Given $L\in\mathbb{C}^{n\times n}$.
Question 1: On what condition on $L$, there exists unit vector $x\in\mathbb{C}^n$, such that
- $x^*L^*Lx=1$.
Question 2: On what condition on $L$, there exists unit vector $x\in\mathbb{C}^n$, such that
- $\Re(x^∗Lx)<0$ and $\Im(x^∗Lx)=0$, simultaneously.
For question 1, I think the necessary and sufficient condition is that singular values of $L$ are spread across $1$. If singular values of $L$ are all less than $1$, then $\max_{x}x^*L^*Lx=\sigma_{max}(L)<1$. Similarly, if singular values of $L$ are all greater than $1$, then $\min_{x}x^*L^*Lx=\sigma_{min}(L)>1$.

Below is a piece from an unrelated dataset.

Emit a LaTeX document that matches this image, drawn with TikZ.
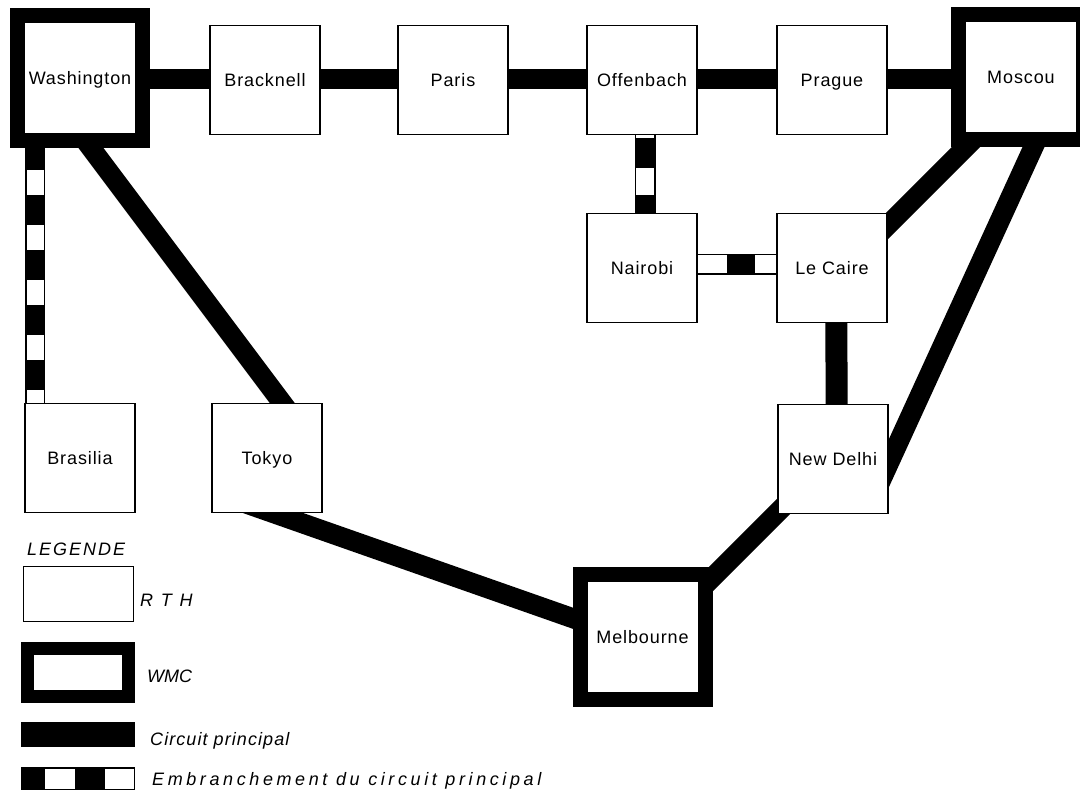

For question 2, lets separate $L$ to hermitian part $L_H=(L+L^*)/2$ and skew-hermitian part $L_S=(L-L^*)/2$, then $L=L_H+L_S$. So $\Re(x^∗Lx)<0$ and $\Im(x^∗Lx)=0$, is equivalent to $x^*L_Hx<0$ and $x^*L_Sx=0$.
I think that $x^*L_Hz<0$ is equivalent to $L_H$ having at least one negative eigenvalue, while $x^*L_Sx=0$ is equivalent to $L_S$ having its eigenvalues spread across $0$. However, I am unable to combine these two observations and find simple condition on $L$ like in question 1.